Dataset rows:
──────────────────────────────
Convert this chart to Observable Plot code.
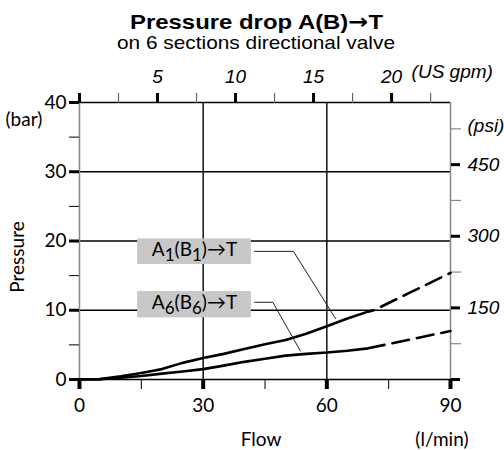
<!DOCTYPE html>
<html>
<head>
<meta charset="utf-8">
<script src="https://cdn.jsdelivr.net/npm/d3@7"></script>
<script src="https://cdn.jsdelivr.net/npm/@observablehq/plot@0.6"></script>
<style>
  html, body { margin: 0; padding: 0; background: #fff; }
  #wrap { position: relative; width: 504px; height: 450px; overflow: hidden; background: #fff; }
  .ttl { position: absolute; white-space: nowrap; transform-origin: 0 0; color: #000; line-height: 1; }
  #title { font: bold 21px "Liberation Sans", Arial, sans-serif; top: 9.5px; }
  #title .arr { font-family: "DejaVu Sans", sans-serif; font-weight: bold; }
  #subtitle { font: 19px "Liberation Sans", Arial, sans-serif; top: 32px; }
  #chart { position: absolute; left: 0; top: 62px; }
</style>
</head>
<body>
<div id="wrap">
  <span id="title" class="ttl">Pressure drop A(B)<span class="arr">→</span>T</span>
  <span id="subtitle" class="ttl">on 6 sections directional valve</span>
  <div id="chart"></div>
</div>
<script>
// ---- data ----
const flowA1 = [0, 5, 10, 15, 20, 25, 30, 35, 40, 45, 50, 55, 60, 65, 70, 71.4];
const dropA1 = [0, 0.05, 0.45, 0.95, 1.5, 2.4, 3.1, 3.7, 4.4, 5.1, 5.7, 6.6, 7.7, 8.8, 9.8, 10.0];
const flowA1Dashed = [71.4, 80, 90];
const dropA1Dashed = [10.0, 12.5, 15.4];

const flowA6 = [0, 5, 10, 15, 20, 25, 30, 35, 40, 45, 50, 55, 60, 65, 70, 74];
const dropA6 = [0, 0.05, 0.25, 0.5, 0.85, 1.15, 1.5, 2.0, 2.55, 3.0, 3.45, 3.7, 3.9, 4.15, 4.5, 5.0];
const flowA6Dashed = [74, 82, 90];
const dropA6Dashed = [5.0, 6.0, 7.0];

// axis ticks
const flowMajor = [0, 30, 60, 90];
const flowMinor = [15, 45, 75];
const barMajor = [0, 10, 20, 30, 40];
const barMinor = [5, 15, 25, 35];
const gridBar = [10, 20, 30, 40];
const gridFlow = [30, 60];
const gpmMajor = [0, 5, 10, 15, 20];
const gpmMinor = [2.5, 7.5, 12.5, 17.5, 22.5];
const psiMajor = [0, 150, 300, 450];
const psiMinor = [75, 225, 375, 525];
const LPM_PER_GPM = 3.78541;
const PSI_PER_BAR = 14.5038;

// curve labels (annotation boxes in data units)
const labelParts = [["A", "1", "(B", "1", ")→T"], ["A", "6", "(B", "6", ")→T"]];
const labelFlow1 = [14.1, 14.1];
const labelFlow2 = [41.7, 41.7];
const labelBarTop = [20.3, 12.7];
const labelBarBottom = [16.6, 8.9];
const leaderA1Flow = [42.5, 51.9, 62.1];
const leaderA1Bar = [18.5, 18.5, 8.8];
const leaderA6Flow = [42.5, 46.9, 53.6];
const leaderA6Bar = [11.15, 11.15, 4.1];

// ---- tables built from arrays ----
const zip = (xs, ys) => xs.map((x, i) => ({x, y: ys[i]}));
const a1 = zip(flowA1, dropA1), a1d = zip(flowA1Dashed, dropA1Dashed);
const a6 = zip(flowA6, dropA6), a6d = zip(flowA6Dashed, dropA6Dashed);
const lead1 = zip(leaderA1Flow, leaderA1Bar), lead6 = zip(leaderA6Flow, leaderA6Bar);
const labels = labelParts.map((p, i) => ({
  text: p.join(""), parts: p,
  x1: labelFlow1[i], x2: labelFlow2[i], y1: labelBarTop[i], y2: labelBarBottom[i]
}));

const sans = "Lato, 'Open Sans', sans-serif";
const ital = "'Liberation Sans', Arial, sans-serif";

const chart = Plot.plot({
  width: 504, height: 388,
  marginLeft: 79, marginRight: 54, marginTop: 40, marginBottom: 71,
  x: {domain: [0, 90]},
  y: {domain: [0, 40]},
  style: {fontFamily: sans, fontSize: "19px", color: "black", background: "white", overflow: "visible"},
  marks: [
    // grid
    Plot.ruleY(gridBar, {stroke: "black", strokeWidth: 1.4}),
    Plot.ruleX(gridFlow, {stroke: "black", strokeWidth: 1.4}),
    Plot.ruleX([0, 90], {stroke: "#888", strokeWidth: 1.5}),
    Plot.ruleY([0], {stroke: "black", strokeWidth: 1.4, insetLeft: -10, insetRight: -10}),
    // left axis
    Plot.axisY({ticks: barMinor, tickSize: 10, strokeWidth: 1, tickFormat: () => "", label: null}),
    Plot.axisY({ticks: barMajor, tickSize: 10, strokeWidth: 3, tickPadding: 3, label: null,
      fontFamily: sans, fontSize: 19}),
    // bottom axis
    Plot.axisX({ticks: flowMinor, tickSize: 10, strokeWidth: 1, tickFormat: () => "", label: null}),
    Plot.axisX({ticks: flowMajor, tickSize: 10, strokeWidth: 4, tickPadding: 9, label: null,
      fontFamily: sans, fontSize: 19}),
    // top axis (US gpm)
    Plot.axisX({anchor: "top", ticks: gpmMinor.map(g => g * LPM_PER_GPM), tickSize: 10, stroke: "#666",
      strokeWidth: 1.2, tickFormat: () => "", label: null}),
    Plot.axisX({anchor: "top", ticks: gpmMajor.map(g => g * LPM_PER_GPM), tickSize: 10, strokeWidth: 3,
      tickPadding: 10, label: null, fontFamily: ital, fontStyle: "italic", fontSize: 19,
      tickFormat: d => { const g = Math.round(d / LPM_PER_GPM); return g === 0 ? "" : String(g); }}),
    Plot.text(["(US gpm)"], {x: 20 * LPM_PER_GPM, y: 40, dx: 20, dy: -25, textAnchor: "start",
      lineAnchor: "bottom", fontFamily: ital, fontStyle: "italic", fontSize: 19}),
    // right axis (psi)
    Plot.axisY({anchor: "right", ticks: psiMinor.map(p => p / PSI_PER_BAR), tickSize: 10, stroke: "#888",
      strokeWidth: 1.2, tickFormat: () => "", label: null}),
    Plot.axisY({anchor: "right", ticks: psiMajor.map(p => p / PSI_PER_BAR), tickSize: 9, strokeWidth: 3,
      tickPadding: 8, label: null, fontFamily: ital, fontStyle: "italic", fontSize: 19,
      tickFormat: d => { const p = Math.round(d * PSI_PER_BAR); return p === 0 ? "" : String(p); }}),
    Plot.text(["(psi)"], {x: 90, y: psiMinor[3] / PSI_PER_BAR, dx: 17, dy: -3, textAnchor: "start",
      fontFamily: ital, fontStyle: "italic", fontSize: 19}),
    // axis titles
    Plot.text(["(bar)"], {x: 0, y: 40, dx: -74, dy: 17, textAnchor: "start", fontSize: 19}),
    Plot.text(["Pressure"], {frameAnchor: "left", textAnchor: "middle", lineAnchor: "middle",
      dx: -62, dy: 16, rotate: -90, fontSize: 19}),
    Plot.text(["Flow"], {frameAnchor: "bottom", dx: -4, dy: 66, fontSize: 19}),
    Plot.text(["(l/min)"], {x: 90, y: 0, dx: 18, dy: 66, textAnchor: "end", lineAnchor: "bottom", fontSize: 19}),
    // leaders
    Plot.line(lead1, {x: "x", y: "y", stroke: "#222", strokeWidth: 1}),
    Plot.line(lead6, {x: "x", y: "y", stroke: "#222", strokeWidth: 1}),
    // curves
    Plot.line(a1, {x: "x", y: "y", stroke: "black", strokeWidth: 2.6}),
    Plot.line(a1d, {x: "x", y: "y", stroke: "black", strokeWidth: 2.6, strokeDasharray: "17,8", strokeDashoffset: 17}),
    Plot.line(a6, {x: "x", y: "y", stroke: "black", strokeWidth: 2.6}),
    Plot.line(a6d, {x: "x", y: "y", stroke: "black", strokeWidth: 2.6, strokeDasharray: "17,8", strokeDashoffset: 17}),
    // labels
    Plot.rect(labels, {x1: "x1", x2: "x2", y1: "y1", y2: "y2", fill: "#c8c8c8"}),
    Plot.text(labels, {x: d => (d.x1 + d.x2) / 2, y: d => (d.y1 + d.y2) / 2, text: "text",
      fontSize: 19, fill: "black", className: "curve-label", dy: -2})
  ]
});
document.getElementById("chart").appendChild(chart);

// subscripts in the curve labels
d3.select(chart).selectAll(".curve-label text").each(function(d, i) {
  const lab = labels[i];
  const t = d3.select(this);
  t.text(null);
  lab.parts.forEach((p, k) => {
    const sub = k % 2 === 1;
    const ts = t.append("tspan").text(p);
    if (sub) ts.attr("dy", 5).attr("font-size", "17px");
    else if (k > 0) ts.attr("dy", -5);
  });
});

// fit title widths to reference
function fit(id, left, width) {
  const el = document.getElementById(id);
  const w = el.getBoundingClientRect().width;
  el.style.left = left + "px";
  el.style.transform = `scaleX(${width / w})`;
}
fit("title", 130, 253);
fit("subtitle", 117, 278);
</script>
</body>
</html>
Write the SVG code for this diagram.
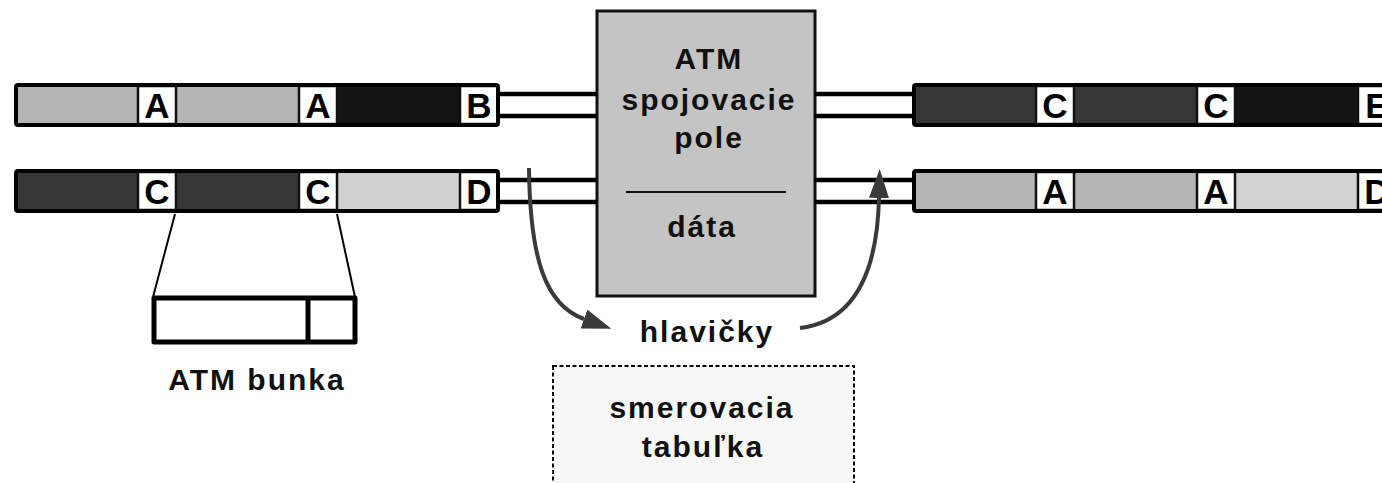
──────────────────────────────
Given request - Emit the lines of the material exactly, from its first line to the line containing "const dropA6Dashed = [5.0, 6.0, 7.0];", inclusive; leave every picture out.

Complete output -
Convert this chart to Observable Plot code.
<!DOCTYPE html>
<html>
<head>
<meta charset="utf-8">
<script src="https://cdn.jsdelivr.net/npm/d3@7"></script>
<script src="https://cdn.jsdelivr.net/npm/@observablehq/plot@0.6"></script>
<style>
  html, body { margin: 0; padding: 0; background: #fff; }
  #wrap { position: relative; width: 504px; height: 450px; overflow: hidden; background: #fff; }
  .ttl { position: absolute; white-space: nowrap; transform-origin: 0 0; color: #000; line-height: 1; }
  #title { font: bold 21px "Liberation Sans", Arial, sans-serif; top: 9.5px; }
  #title .arr { font-family: "DejaVu Sans", sans-serif; font-weight: bold; }
  #subtitle { font: 19px "Liberation Sans", Arial, sans-serif; top: 32px; }
  #chart { position: absolute; left: 0; top: 62px; }
</style>
</head>
<body>
<div id="wrap">
  <span id="title" class="ttl">Pressure drop A(B)<span class="arr">→</span>T</span>
  <span id="subtitle" class="ttl">on 6 sections directional valve</span>
  <div id="chart"></div>
</div>
<script>
// ---- data ----
const flowA1 = [0, 5, 10, 15, 20, 25, 30, 35, 40, 45, 50, 55, 60, 65, 70, 71.4];
const dropA1 = [0, 0.05, 0.45, 0.95, 1.5, 2.4, 3.1, 3.7, 4.4, 5.1, 5.7, 6.6, 7.7, 8.8, 9.8, 10.0];
const flowA1Dashed = [71.4, 80, 90];
const dropA1Dashed = [10.0, 12.5, 15.4];

const flowA6 = [0, 5, 10, 15, 20, 25, 30, 35, 40, 45, 50, 55, 60, 65, 70, 74];
const dropA6 = [0, 0.05, 0.25, 0.5, 0.85, 1.15, 1.5, 2.0, 2.55, 3.0, 3.45, 3.7, 3.9, 4.15, 4.5, 5.0];
const flowA6Dashed = [74, 82, 90];
const dropA6Dashed = [5.0, 6.0, 7.0];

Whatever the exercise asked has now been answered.